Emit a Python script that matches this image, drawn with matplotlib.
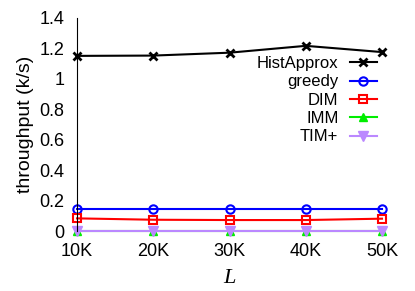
import matplotlib
matplotlib.use("Agg")
import matplotlib.pyplot as plt

# data
L_labels = ["10K", "20K", "30K", "40K", "50K"]
L_vals = [10, 20, 30, 40, 50]
histapprox = [1.151, 1.153, 1.172, 1.217, 1.176]
greedy = [0.143, 0.143, 0.143, 0.143, 0.143]
dim = [0.083, 0.074, 0.072, 0.072, 0.081]
imm = [0.002, 0.002, 0.002, 0.002, 0.002]
timplus = [0.001, 0.001, 0.001, 0.001, 0.001]

plt.rcParams["font.family"] = ["Liberation Sans", "DejaVu Sans"]

fig = plt.figure(figsize=(4.15, 2.91), dpi=100)
ax = fig.add_axes([77 / 415, 1 - 231 / 291, (382 - 77) / 415, (231 - 18) / 291])

ax.plot(L_vals, histapprox, color="black", marker="x", ms=6, mew=2, lw=1.5, label="HistApprox")
ax.plot(L_vals, greedy, color="#0000ff", marker="o", ms=6, mfc="none", mew=1.5, lw=1.5, label="greedy")
ax.plot(L_vals, dim, color="#ff0000", marker="s", ms=6, mfc="none", mew=1.5, lw=1.5, label="DIM")
ax.plot(L_vals, imm, color="#00ee00", marker="^", ms=6, lw=1.5, label="IMM")
ax.plot(L_vals, timplus, color="#bb88ff", marker="v", ms=7, lw=1.5, label="TIM+")

ax.set_xlim(10, 50)
ax.set_ylim(0, 1.4)
ax.set_xticks(L_vals)
ax.set_xticklabels(L_labels)
ax.set_yticks([0, 0.2, 0.4, 0.6, 0.8, 1.0, 1.2, 1.4])
ax.set_yticklabels(["0", "0.2", "0.4", "0.6", "0.8", "1", "1.2", "1.4"])
ax.tick_params(labelsize=13, length=0)
ax.tick_params(axis="x", pad=9)
ax.tick_params(axis="y", pad=9)
for s in ["top", "right", "bottom"]:
    ax.spines[s].set_visible(False)
for ln in ax.lines:
    ln.set_clip_on(False)

ax.set_ylabel("throughput (k/s)", fontsize=14, labelpad=4)
ax.set_xlabel("L", fontsize=16, family="Liberation Serif", style="italic", labelpad=6)

leg = ax.legend(loc="upper right", bbox_to_anchor=(1.01, 0.86), frameon=False, markerfirst=False,
                fontsize=12, handlelength=1.6, labelspacing=0.2, borderpad=0, handletextpad=0.7)
for t in leg.get_texts():
    t.set_ha("right")
leg._legend_box.align = "right"

fig.savefig("out.png", dpi=100)
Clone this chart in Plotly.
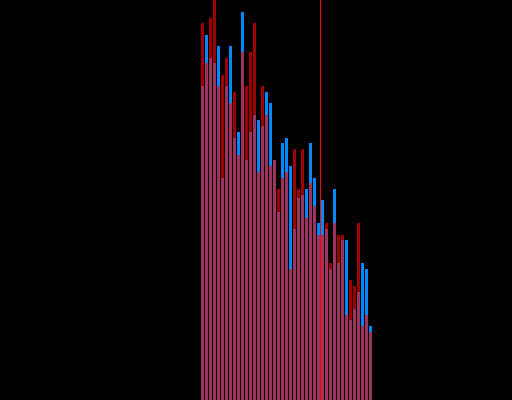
import plotly.graph_objects as go

# bin centres (index) and counts for the two overlaid histograms
bins = list(range(43))
red_counts = [377, 337, 382, 405, 314, 325, 342, 297, 308, 245, 348, 314, 348, 377, 228,
              314, 285, 234, 240, 211, 222, 228, 131, 251, 211, 251, 182, 217, 194, 165,
              165, 177, 137, 177, 165, 165, 85, 120, 114, 177, 74, 85, 68]
blue_counts = [314, 365, 342, 337, 354, 222, 314, 354, 262, 268, 388, 240, 268, 285, 280,
               274, 308, 297, 240, 188, 257, 262, 234, 171, 202, 205, 211, 257, 222, 177,
               200, 171, 131, 211, 137, 160, 160, 80, 91, 108, 137, 131, 74]
marker_x = 29.5

fig = go.Figure()
fig.add_trace(go.Bar(x=bins, y=blue_counts, marker_color='#0088ff',
                     marker_line_width=0, name='blue'))
fig.add_trace(go.Bar(x=bins, y=red_counts, marker_color='#ff0000', opacity=0.62,
                     marker_line_width=0, name='red'))

# vertical marker, drawn on top of the bars
fig.add_shape(type='line', x0=marker_x, x1=marker_x, y0=0, y1=1, yref='paper',
              line=dict(color='#ff0000', width=1))

fig.update_layout(
    width=512, height=400,
    margin=dict(l=0, r=0, t=0, b=0),
    paper_bgcolor='black', plot_bgcolor='black',
    barmode='overlay', bargap=0.25,
    showlegend=False,
    xaxis=dict(visible=False, range=[-50.625, 77.375]),
    yaxis=dict(visible=False, range=[0, 400]),
)

# page fills the window: no default body margin, black behind the plot
page_css = ("document.body.style.margin='0';"
            "document.body.style.background='black';"
            "document.body.style.overflow='hidden';")
fig.write_html("out.html", config={'displayModeBar': False}, post_script=page_css)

TASK TO CARRY OUT - Your copy should match the records word for word, with the pictures removed.

SOLUTION FOR THIS EXERCISE -
Emit a Python script that matches this image, drawn with matplotlib.
import matplotlib
matplotlib.use("Agg")
import matplotlib.pyplot as plt

# data
L_labels = ["10K", "20K", "30K", "40K", "50K"]
L_vals = [10, 20, 30, 40, 50]
histapprox = [1.151, 1.153, 1.172, 1.217, 1.176]
greedy = [0.143, 0.143, 0.143, 0.143, 0.143]
dim = [0.083, 0.074, 0.072, 0.072, 0.081]
imm = [0.002, 0.002, 0.002, 0.002, 0.002]
timplus = [0.001, 0.001, 0.001, 0.001, 0.001]

plt.rcParams["font.family"] = ["Liberation Sans", "DejaVu Sans"]

fig = plt.figure(figsize=(4.15, 2.91), dpi=100)
ax = fig.add_axes([77 / 415, 1 - 231 / 291, (382 - 77) / 415, (231 - 18) / 291])

ax.plot(L_vals, histapprox, color="black", marker="x", ms=6, mew=2, lw=1.5, label="HistApprox")
ax.plot(L_vals, greedy, color="#0000ff", marker="o", ms=6, mfc="none", mew=1.5, lw=1.5, label="greedy")
ax.plot(L_vals, dim, color="#ff0000", marker="s", ms=6, mfc="none", mew=1.5, lw=1.5, label="DIM")
ax.plot(L_vals, imm, color="#00ee00", marker="^", ms=6, lw=1.5, label="IMM")
ax.plot(L_vals, timplus, color="#bb88ff", marker="v", ms=7, lw=1.5, label="TIM+")

ax.set_xlim(10, 50)
ax.set_ylim(0, 1.4)
ax.set_xticks(L_vals)
ax.set_xticklabels(L_labels)
ax.set_yticks([0, 0.2, 0.4, 0.6, 0.8, 1.0, 1.2, 1.4])
ax.set_yticklabels(["0", "0.2", "0.4", "0.6", "0.8", "1", "1.2", "1.4"])
ax.tick_params(labelsize=13, length=0)
ax.tick_params(axis="x", pad=9)
ax.tick_params(axis="y", pad=9)
for s in ["top", "right", "bottom"]:
    ax.spines[s].set_visible(False)
for ln in ax.lines:
    ln.set_clip_on(False)

ax.set_ylabel("throughput (k/s)", fontsize=14, labelpad=4)
ax.set_xlabel("L", fontsize=16, family="Liberation Serif", style="italic", labelpad=6)

leg = ax.legend(loc="upper right", bbox_to_anchor=(1.01, 0.86), frameon=False, markerfirst=False,
                fontsize=12, handlelength=1.6, labelspacing=0.2, borderpad=0, handletextpad=0.7)
for t in leg.get_texts():
    t.set_ha("right")
leg._legend_box.align = "right"

fig.savefig("out.png", dpi=100)
Clone this chart in Plotly.
import plotly.graph_objects as go

# bin centres (index) and counts for the two overlaid histograms
bins = list(range(43))
red_counts = [377, 337, 382, 405, 314, 325, 342, 297, 308, 245, 348, 314, 348, 377, 228,
              314, 285, 234, 240, 211, 222, 228, 131, 251, 211, 251, 182, 217, 194, 165,
              165, 177, 137, 177, 165, 165, 85, 120, 114, 177, 74, 85, 68]
blue_counts = [314, 365, 342, 337, 354, 222, 314, 354, 262, 268, 388, 240, 268, 285, 280,
               274, 308, 297, 240, 188, 257, 262, 234, 171, 202, 205, 211, 257, 222, 177,
               200, 171, 131, 211, 137, 160, 160, 80, 91, 108, 137, 131, 74]
marker_x = 29.5

fig = go.Figure()
fig.add_trace(go.Bar(x=bins, y=blue_counts, marker_color='#0088ff',
                     marker_line_width=0, name='blue'))
fig.add_trace(go.Bar(x=bins, y=red_counts, marker_color='#ff0000', opacity=0.62,
                     marker_line_width=0, name='red'))

# vertical marker, drawn on top of the bars
fig.add_shape(type='line', x0=marker_x, x1=marker_x, y0=0, y1=1, yref='paper',
              line=dict(color='#ff0000', width=1))

fig.update_layout(
    width=512, height=400,
    margin=dict(l=0, r=0, t=0, b=0),
    paper_bgcolor='black', plot_bgcolor='black',
    barmode='overlay', bargap=0.25,
    showlegend=False,
    xaxis=dict(visible=False, range=[-50.625, 77.375]),
    yaxis=dict(visible=False, range=[0, 400]),
)

# page fills the window: no default body margin, black behind the plot
page_css = ("document.body.style.margin='0';"
            "document.body.style.background='black';"
            "document.body.style.overflow='hidden';")
fig.write_html("out.html", config={'displayModeBar': False}, post_script=page_css)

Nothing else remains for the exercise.